We come now to the final item on my list, the question of quotas and voting power in the Fund. There has been progress on this issue, but the most likely outcome will not produce a dramatic change in the governance of the Fund. There would appear to be an emerging consensus on this issue, but one that will surely disappoint those who had hoped that reform would greatly enhance the influence of the developing countries. There will be a new formula for allocating increases in Fund quotas, in which gross national product will be the most important variable, but gross national product at purchasing-power parity will also play a role. There is then likely to be an increase of Fund quotas on the order of ten percent. But a ten percent increase of quotas will not much raise the voting power of the emerging-market and low-income countries. A back-of-the-envelope calculation will show why. At present, 12 countries have 59.4% of total votes in the Fund, leaving 40.6% to all the rest.2 Suppose that there is a ten percent increase of quotas and that the 12 countries with the largest quotas agreed to forgo completely any increase in their quotas, turning their shares of the increase to the rest of the Fund’s members. This would reduce the share of the votes of those 12 countries from 59.4% to 54.0%, and thus raise the share of the rest to 46.0%. Suppose instead that the 12 countries agreed to “disclaim” only half of the ten percent increase in their quotas; their share would fall by less, to 56.7%, and thus raise the share of the rest to 43.3%.3 Without knowing the parameters of the new quota formula, moreover, it is impossible to judge how much a ten percent increase of quotas would narrow the many large gaps between countries’ actual quotas and the new formula-based quotas. It is nevertheless clear that a single ten percent increase in total quotas would not alter substantially the distribution of voting power in the Fund. Several such increases would be needed to have that effect, and that would surely be opposed at a time when so few countries are drawing on the Fund.

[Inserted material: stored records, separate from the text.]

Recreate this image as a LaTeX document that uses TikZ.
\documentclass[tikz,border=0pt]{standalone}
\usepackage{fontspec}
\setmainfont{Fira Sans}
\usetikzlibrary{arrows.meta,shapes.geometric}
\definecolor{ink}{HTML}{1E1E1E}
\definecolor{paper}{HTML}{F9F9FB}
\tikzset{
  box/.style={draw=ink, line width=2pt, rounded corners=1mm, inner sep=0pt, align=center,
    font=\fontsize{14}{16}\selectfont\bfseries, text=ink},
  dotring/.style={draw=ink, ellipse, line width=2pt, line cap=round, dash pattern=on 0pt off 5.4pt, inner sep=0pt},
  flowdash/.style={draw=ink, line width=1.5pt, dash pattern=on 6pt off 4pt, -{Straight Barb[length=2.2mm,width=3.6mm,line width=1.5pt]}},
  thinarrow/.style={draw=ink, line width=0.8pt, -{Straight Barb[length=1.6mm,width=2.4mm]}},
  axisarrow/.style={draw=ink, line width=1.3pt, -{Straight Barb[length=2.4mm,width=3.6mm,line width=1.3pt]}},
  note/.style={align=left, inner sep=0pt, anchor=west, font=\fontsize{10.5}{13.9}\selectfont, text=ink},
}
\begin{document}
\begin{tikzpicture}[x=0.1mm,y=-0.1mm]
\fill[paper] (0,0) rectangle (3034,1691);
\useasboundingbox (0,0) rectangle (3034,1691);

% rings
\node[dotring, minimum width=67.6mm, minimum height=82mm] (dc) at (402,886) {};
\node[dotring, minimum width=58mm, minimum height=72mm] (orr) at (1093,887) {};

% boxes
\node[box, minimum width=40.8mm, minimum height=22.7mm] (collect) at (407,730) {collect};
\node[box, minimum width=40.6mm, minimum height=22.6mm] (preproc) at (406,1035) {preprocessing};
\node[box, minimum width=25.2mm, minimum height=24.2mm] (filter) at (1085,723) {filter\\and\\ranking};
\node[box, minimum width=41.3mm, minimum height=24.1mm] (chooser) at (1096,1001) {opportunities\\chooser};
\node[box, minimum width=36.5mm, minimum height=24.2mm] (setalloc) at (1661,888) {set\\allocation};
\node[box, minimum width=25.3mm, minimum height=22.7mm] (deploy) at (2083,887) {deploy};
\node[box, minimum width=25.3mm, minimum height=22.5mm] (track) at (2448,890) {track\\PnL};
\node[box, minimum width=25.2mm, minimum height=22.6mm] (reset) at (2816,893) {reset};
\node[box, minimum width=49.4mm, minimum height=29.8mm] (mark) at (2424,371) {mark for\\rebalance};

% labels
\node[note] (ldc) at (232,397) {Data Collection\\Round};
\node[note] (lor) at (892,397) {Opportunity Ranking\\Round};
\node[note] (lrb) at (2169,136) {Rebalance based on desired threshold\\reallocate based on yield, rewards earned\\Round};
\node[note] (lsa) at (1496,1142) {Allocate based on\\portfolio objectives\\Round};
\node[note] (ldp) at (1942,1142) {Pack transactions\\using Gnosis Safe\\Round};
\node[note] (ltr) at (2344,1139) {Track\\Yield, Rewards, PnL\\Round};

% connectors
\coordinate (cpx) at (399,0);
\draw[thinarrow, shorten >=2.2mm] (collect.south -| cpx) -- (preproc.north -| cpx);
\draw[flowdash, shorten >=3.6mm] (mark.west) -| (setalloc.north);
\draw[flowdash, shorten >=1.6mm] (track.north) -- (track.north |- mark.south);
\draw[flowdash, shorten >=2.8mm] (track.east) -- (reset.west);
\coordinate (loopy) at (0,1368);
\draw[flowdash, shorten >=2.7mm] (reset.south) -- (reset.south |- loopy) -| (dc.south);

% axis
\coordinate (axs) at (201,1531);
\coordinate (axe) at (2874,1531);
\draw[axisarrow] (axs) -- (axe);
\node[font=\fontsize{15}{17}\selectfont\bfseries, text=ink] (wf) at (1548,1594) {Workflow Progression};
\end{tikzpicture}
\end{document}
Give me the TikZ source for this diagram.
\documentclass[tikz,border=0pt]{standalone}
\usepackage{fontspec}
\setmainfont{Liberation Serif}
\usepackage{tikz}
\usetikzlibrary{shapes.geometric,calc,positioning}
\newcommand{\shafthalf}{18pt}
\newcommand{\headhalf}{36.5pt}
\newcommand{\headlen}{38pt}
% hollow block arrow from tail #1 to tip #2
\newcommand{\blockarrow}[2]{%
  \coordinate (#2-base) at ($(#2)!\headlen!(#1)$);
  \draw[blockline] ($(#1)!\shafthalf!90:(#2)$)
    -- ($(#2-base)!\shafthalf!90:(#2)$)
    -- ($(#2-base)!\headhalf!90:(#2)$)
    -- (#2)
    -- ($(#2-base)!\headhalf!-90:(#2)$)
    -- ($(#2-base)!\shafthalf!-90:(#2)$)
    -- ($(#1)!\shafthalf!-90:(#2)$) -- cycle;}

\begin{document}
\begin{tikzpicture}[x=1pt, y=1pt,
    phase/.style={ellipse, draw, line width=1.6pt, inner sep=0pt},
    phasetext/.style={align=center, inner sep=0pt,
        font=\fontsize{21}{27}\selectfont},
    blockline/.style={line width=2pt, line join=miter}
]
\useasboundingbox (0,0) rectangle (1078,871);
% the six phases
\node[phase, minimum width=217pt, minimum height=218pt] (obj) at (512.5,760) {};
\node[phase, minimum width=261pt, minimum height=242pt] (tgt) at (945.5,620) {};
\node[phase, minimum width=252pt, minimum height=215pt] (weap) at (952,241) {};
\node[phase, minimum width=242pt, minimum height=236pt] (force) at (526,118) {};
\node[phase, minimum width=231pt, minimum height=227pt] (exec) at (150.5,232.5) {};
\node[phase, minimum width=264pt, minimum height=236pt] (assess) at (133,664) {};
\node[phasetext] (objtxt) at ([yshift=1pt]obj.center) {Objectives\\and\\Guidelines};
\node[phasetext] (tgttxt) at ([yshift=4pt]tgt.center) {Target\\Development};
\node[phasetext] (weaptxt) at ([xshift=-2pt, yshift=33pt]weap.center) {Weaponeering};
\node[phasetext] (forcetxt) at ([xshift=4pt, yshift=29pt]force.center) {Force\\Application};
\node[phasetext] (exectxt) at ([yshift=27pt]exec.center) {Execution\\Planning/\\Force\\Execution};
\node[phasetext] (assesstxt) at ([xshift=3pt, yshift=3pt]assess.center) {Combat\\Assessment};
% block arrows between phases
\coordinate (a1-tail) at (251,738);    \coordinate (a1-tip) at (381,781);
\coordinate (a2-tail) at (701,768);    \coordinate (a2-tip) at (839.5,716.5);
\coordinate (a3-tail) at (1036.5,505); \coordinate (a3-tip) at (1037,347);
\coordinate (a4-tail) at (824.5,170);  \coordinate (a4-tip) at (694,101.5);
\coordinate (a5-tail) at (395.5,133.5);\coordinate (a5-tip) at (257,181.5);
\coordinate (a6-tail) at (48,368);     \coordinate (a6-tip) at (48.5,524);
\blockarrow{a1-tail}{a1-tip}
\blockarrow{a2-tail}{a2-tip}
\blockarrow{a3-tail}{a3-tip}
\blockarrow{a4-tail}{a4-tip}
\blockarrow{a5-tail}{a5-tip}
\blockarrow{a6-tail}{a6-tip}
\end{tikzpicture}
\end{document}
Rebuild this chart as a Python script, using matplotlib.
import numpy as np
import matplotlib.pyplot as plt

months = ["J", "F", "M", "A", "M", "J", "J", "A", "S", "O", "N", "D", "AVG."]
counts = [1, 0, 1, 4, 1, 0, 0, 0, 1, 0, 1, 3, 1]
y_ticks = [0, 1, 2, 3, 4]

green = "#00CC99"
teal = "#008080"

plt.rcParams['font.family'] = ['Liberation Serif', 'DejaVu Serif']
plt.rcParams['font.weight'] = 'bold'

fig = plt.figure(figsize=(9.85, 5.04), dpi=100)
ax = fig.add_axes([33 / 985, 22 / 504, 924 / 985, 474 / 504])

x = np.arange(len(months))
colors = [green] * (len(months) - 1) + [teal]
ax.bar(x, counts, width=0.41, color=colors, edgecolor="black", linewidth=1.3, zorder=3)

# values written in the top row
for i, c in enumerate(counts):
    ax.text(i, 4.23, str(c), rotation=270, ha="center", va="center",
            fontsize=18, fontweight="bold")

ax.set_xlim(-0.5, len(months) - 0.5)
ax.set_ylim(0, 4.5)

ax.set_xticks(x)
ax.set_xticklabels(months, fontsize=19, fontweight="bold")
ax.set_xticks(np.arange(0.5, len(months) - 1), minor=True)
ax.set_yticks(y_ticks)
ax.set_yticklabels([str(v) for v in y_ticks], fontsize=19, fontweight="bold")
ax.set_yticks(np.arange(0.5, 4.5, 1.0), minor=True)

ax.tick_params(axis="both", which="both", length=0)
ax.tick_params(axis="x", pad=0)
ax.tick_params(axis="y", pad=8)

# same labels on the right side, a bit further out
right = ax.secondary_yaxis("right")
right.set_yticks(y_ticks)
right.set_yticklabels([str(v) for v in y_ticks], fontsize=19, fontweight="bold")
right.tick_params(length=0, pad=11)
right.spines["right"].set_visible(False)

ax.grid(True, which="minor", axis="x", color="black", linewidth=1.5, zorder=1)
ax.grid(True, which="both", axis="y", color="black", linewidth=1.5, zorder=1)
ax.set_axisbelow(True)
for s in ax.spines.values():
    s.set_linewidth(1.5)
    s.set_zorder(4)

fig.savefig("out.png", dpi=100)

This note has not touched on all of the issues involved in reform of the Fund. It has paid no attention to the proposal made by a committee of experts chaired by Pedro Malan -- that the Fund cease to make long-term subsidised loans to low-countries -- or to the proposal strongly endorsed by Tommaso Padoa-Schioppa, the Italian finance minister, that the European Union or, at least, the euro-zone countries should consolidate their representation in the Fund. Nevertheless, this note should suffice to demonstrate that reform of the Fund must continue, not just until next year’s meeting of the Fund’s Board of Governors, but for some time thereafter.

This column draws in part on the author’s monograph Reform of the International Monetary Fund, Council Special Report 29; Council on Foreign Relations, May 2007.

 


Footnotes

 

1 Tito Cordella and Eduardo Levy Yeyati, “A (New) Country Insurance Facility,” International Finance 9 (2006), pp. 1-36.
2 The 12 countries are Belgium, Canada, China, France, Germany, Italy, Japan, the Netherlands, Russia, Saudi Arabia, the United Kingdom, and the United States.
3 It should be noted that these calculations take no account of the proposed increase in so-called basic votes, which are distributed uniformly to Fund members, but even a doubling of basic votes would not much alter the outcomes in the text.